The sound of Sharon Ormson’s voice always had the same effect on me. It was a round voice, round as her dumpling-cheeked, high-colored face, echoing with sorrowful vowels. “Hello, Tom?” she said, and the
o
s had a sad well underneath them. “How are you?” and I could picture her immediately, her golden hair permed into some kind of glowing shape, the careful, neat suburban woman’s suit, the sensibly short high heels. She was a realtor, and there was always the sense that she wanted to quietly sell you something. In my case, she wanted to sell her earnest, endless grief. She walked me through its many rooms with an air of eager respect, but at the same time it was clear that she felt that the house was probably beyond my means.

“It’s good to hear your voice,” she said. “How long are you in town for?”

“A while,” I said vaguely. “I don’t know for sure how long we’ll be able to stay.”

“Well, I sure do hope that we’ll have time to get together. It’s been quite a while!”

“Yes, it certainly has!” I said.

“How are the children?”

“Oh, fine.”

“Growing every day, I’ll bet!”

“Yes, indeed.”

“And Patty?”

“She’s fine, too.”

“That’s good.”

“Yes.”

In the deadly pause, I looked across at my mother, who sat at the kitchen table peeling potatoes for supper. She stared back at me grimly.

“Well, anyway,” Sharon Ormson said. “I certainly hope we’ll get the chance to visit with you while you’re home!”

“Yes,” I said, and watched as my mother stripped an excruciatingly long piece of skin from a potato with her peeler. She was pretending not to listen. “Let’s plan on it,” I said, and my mother plunked another naked potato into the colander.

This was the second Christmas after my father’s death, and, if anything, the place seemed even sadder and more foreign than it had last year. The last traces of my father had vanished: The mail had stopped coming in his name and there were no more stacks of unread
Outdoor Life
and
National Geographic
sitting next to his chair; his ashtrays were gone, too, since my mother had quit smoking; the little shelf of the refrigerator that once held his brand of beer was now simply another storage place for leftovers.

I experienced all of this as an almost visible absence. It was as if I could feel the things that weren’t there when I walked into a room. I had a similar feeling when I drove through town. Every new building, every changed storefront, every repainted house seemed like a blot, an attack on the town I held in my memory.

I had been away for over ten years by that point. My two younger brothers had somehow escaped the teenage selves I most associated them with. Matt was twenty-seven, a truck driver with the thick torso of a regular beer drinker; Bryce, a sullen outlaw when I left home, was a twenty-four-year-old policeman and had managed to marry and divorce a pale blond woman whom I’d met only once, whose face I couldn’t remember.
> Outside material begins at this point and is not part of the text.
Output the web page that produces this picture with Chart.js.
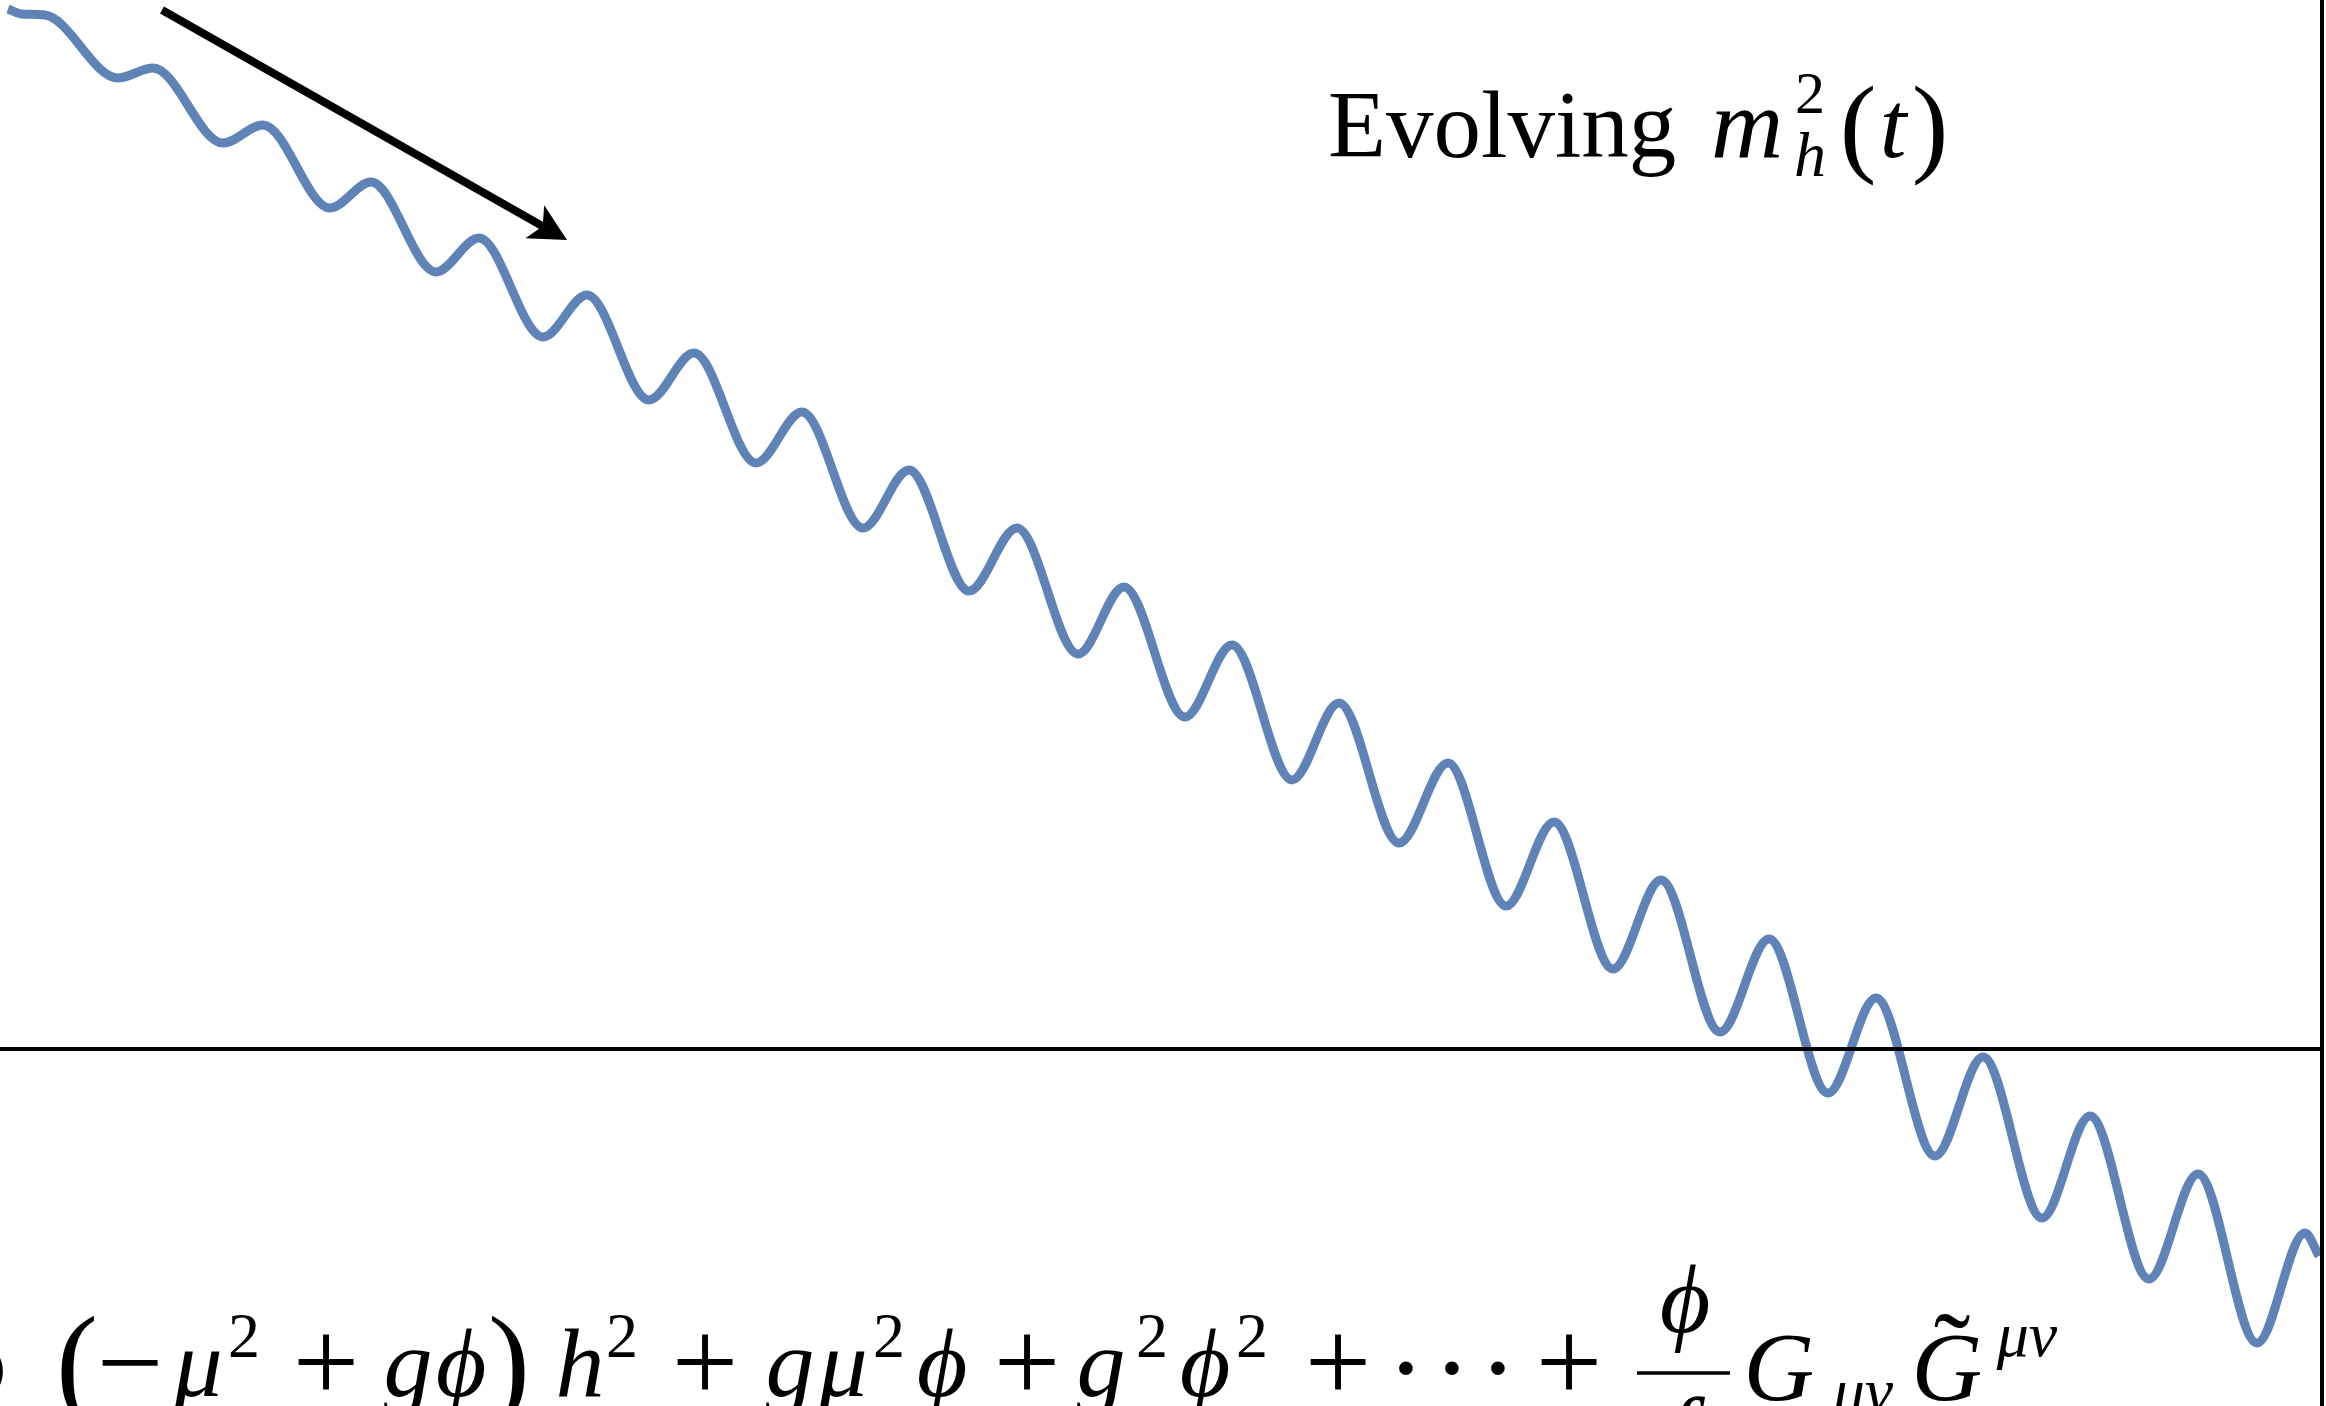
<!doctype html>
<html lang="en">
  <head>
    <meta charset="utf-8">
    <title>Evolving Higgs mass</title>
    <style>
      * {
        margin: 0;
        padding: 0;
      }
      body {
        background: white;
      }
      .chartBox {
        width: 2326px;
        height: 1406px;
        position: relative;
      }
    </style>
  </head>
  <body>
    <div class="chartBox">
      <canvas id="myChart"></canvas>
    </div>
    <script src="https://cdn.jsdelivr.net/npm/chart.js"></script>
    <script>
      // time axis and m_h^2 read at each turning point of the oscillation
      const tValues = [
        0.08, 0.22, 0.45, 1.18, 1.53, 2.23, 2.63, 3.30, 3.71, 4.36, 4.79,
        5.43, 5.87, 6.49, 6.94, 7.56, 8.02, 8.63, 9.09, 9.69, 10.17,
        10.78, 11.24, 11.85, 12.32, 12.92, 13.39, 13.99, 14.48, 15.06, 15.54,
        16.13, 16.61, 17.20, 17.69, 18.28, 18.76, 19.35, 19.83, 20.42, 20.90,
        21.49, 21.98, 22.57, 23.05, 23.19
      ];
      const m2Values = [
        10.40, 10.35, 10.34, 9.71, 9.81, 9.06, 9.24, 8.41, 8.67, 7.77, 8.11,
        7.12, 7.54, 6.49, 6.96, 5.86, 6.37, 5.21, 5.79, 4.58, 5.21,
        3.95, 4.62, 3.32, 4.04, 2.69, 3.46, 2.06, 2.86, 1.43, 2.27,
        0.80, 1.69, 0.17, 1.10, -0.44, 0.51, -1.07, -0.08, -1.69, -0.67,
        -2.30, -1.25, -2.94, -1.84, -2.07
      ];

      // axis ranges
      const tRange = [0, 23.26];
      const m2Range = [-3.57, 10.49];
      const edgeT = 23.22;

      // trend arrow, start and tip
      const arrowFrom = [1.62, 10.39];
      const arrowTo = [5.67, 8.09];

      const curve = tValues.map((t, i) => ({ x: t, y: m2Values[i] }));
      const zeroLine = [{ x: tRange[0], y: 0 }, { x: edgeT, y: 0 }];
      const edgeLine = [{ x: edgeT, y: m2Range[0] }, { x: edgeT, y: m2Range[1] }];

      const serif = '"Liberation Serif", "DejaVu Serif", serif';

      function put(ctx, text, cx, base, size, italic, align) {
        ctx.font = (italic ? 'italic ' : '') + size + 'px ' + serif;
        ctx.textAlign = align || 'center';
        ctx.textBaseline = 'alphabetic';
        ctx.fillText(text, cx, base);
      }

      // arrow, label and the Lagrangian along the bottom
      const overlay = {
        id: 'overlay',
        afterDatasetsDraw(chart) {
          const { ctx, scales: { x, y } } = chart;
          const x0 = x.getPixelForValue(arrowFrom[0]);
          const y0 = y.getPixelForValue(arrowFrom[1]);
          const x1 = x.getPixelForValue(arrowTo[0]);
          const y1 = y.getPixelForValue(arrowTo[1]);
          const ang = Math.atan2(y1 - y0, x1 - x0);
          const c = Math.cos(ang), s = Math.sin(ang);
          const pt = (a, p) => [x1 + c * a - s * p, y1 + s * a + c * p];

          ctx.save();
          ctx.fillStyle = '#000';
          ctx.strokeStyle = '#000';
          ctx.lineWidth = 8;
          ctx.beginPath();
          ctx.moveTo(x0, y0);
          ctx.lineTo(...pt(-28, 0));
          ctx.stroke();
          ctx.beginPath();
          ctx.moveTo(x1, y1);
          ctx.lineTo(...pt(-37, -19));
          ctx.lineTo(...pt(-28, 0));
          ctx.lineTo(...pt(-37, 19));
          ctx.closePath();
          ctx.fill();

          // label
          put(ctx, 'Evolving', 1328, 157, 95, false, 'left');
          put(ctx, 'm', 1747, 157, 100, true);
          put(ctx, '2', 1810, 113, 60, false);
          put(ctx, 'h', 1810, 176, 64, true);
          put(ctx, '(', 1858, 162, 110, false);
          put(ctx, 't', 1893, 157, 96, true);
          put(ctx, ')', 1930, 162, 110, false);

          // L ⊃ (−μ² + gϕ) h² + gμ²ϕ + g²ϕ² + ⋯ + ϕ/f G_{μν} G̃^{μν}
          const B = 1396, S = 98, SS = 64, OP = 118;
          put(ctx, '\u2283', 14, 1404, 104, false, 'right');
          put(ctx, '(', 77, 1404, 126, false);
          put(ctx, '\u2212', 130, 1402, OP, false);
          put(ctx, '\u03bc', 198, B, S, true);
          put(ctx, '2', 244, 1357, SS, false);
          put(ctx, '+', 326, 1402, OP, false);
          put(ctx, 'g', 408, B, S, true);
          put(ctx, '\u03d5', 461, B, S, true);
          put(ctx, ')', 509, 1404, 126, false);
          put(ctx, 'h', 580, B, S, true);
          put(ctx, '2', 622, 1357, SS, false);
          put(ctx, '+', 705, 1402, OP, false);
          put(ctx, 'g', 790, B, S, true);
          put(ctx, '\u03bc', 843, B, S, true);
          put(ctx, '2', 889, 1357, SS, false);
          put(ctx, '\u03d5', 942, B, S, true);
          put(ctx, '+', 1027, 1402, OP, false);
          put(ctx, 'g', 1101, B, S, true);
          put(ctx, '2', 1152, 1357, SS, false);
          put(ctx, '\u03d5', 1205, B, S, true);
          put(ctx, '2', 1252, 1357, SS, false);
          put(ctx, '+', 1338, 1402, OP, false);
          put(ctx, '\u00b7', 1406, 1406, 115, false);
          put(ctx, '\u00b7', 1452, 1406, 115, false);
          put(ctx, '\u00b7', 1498, 1406, 115, false);
          put(ctx, '+', 1569, 1402, OP, false);
          put(ctx, '\u03d5', 1685, 1332, S, true);
          put(ctx, 'f', 1680, 1465, S, true);
          put(ctx, 'G', 1779, 1400, S, true);
          put(ctx, '\u03bc\u03bd', 1863, 1412, SS, true);
          put(ctx, 'G', 1947, 1400, S, true);
          put(ctx, '\u02dc', 1952, 1388, 110, false);
          put(ctx, '\u03bc\u03bd', 2027, 1356, SS, true);

          ctx.lineWidth = 3.5;
          ctx.beginPath();
          ctx.moveTo(1637, 1373);
          ctx.lineTo(1730, 1373);
          ctx.stroke();
          ctx.restore();
        }
      };

      const data = {
        datasets: [
          {
            data: zeroLine,
            borderColor: '#000',
            borderWidth: 4,
            order: 0
          },
          {
            data: edgeLine,
            borderColor: '#000',
            borderWidth: 4,
            order: 0
          },
          {
            data: curve,
            borderColor: '#5f83b7',
            borderWidth: 9,
            cubicInterpolationMode: 'monotone',
            order: 1
          }
        ]
      };

      const config = {
        type: 'line',
        data,
        options: {
          responsive: true,
          maintainAspectRatio: false,
          animation: false,
          layout: { padding: 0 },
          elements: { point: { radius: 0 } },
          datasets: { line: { clip: false } },
          plugins: {
            legend: { display: false },
            tooltip: { enabled: false }
          },
          scales: {
            x: { type: 'linear', min: tRange[0], max: tRange[1], display: false },
            y: { type: 'linear', min: m2Range[0], max: m2Range[1], display: false }
          }
        },
        plugins: [overlay]
      };

      const myChart = new Chart(
        document.getElementById('myChart'),
        config
      );
    </script>
  </body>
</html>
Even my mother didn’t much resemble the mother I had in my mind. She was an aged and hardened version of the person I’d known—an understudy who would be portraying my mother for the duration of my stay.

It was strange, because only the Ormsons remained as I remembered them. They had grown older, of course, but they still looked like themselves. Mrs. Ormson retained the smooth, heavily made-up expression of a person who has undergone several face-lifts (though I don’t think she
had
, really); Mr. Ormson, though grayer, remained permanently boyish and dazed, still stumbling around in the tweed jackets that Ricky and I used to mock. Ricky used to call him “the Nutty Professor,” though actually he was, and continued to be, the county judge.